L’uomo, tuttavia, in quanto dotato di intelligenza, volontà e libertà ha anche la pretesa di mettersi al posto di Dio o di voler essere come Lui. Non solo l’uomo, pure il Diavolo; che esista o meno ha anche poca importanza, conta invece molto la storia: un puro spirito, un angelo, che vuole essere come Dio e ci rimette le… ali. Adamo che non resiste a mangiare il frutto dell’albero e i costruttori della Torre di Babele, che vogliono arrivare fin nell’alto dei cieli.

Oggi si dice solo per scherzo: “se fossi Dio farei questo o quest’altro”, ma di fatto l’uomo di oggi più che dire, si comporta come se fosse Dio. Basti pensare alle frontiere della bioetica e all’uso delle tecnologie nei vari ambiti della manipolazione della vita; oppure ai grandi dittatori o ai politici che pensano di essere indispensabili e che poi immancabilmente ci lasciano le penne.

Di solito l’uomo dice: “se fossi Dio farei…” solo quando è tanto impotente da cambiare il corso delle cose. Chi è potente non lo dice, ma pensa dentro di sé di essere invincibile, quasi come Dio; e si sente Dio semplicemente a rimanere nella condizione in cui si trova.

Quando si dice di voler essere Dio, si tiene presente solo quell’attributo di Dio che è l’onnipotenza, solo ciò che desta stupore, meraviglia, timore di fronte alla forza.

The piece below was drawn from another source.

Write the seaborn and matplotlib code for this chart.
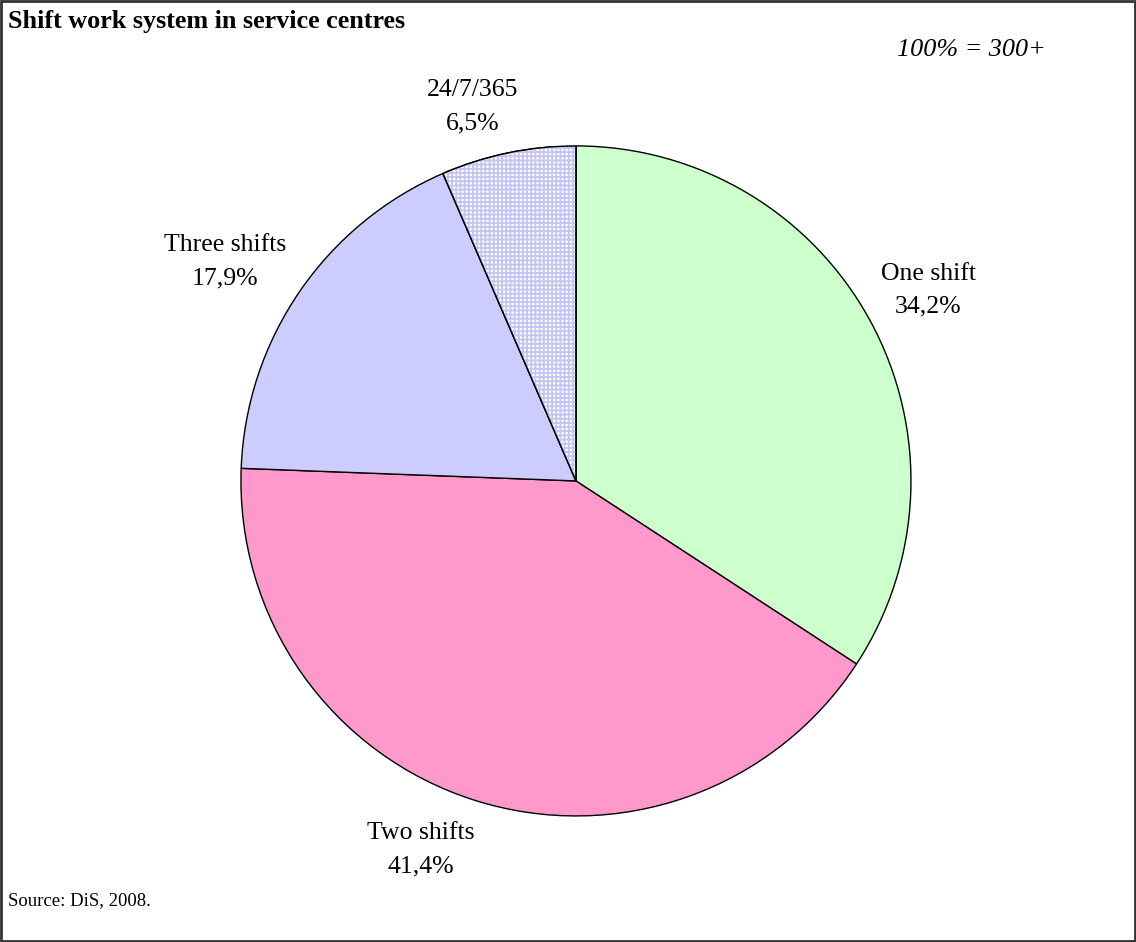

Ma questa è una concezione di Dio che non è neppure tanto biblica, se lo è riguarda, e neppure tanto, l’Antico Testamento. La concezione cristiana è quella di un Dio debole, non nel senso che non sia onnipotente, ma nel senso che manifesta questa sua onnipotenza “soprattutto con la misericordia e il perdono”, secondo l’espressione della liturgia.

È un Dio che lascia l’uomo “in mano al suo consiglio”, libero pure di rovinarsi l’esistenza, perché questo comporta la sua dignità, di essere cioè fatto a immagine e somiglianza di Dio.

Il Dio di Gesù Cristo è un Dio “perdente”, secondo le logiche di questo mondo, che aspetta paziente i lunghi tempi degli uomini.

Se si esamina velocemente e senza uno sforzo di analisi particolare il testo della canzone di Gaber “Se io fossi Dio”, si nota che l’uomo vorrebbe fare e forse farebbe tutto e il contrario di tutto, sarebbe non un dio che fa, ma che “strafà”. Nell’ultimo verso, Gaber scrive: se fossi Dio mi ritirerei in campagna come ho fatto io.

Nel fare tutto e il contrario di tutto si scopre e si sperimenta il non senso, anche perché si vorrebbe fare tutto subito.

Ma i cambiamenti spesso richiedono tempi lunghi, così come l’educazione e la crescita delle persone, non senza puntare i piedi quando serve.

Il grido dell’uomo contemporaneo continua a salire verso Dio e ad interpellarlo, anche per le ingiustizie e per il male che è nel mondo e soprattutto per quelli patiti dalle persone povere e bisognose.

Il Dio cristiano è un Dio che aspetta e fa aspettare, spesso fa anche spazientire, non fa tutto e il contrario di tutto come potrebbe fare seguendo il testo di Gaber.

Forse Dio si è ritirato in campagna, in attesa di tempi migliori, “come ho fatto io”.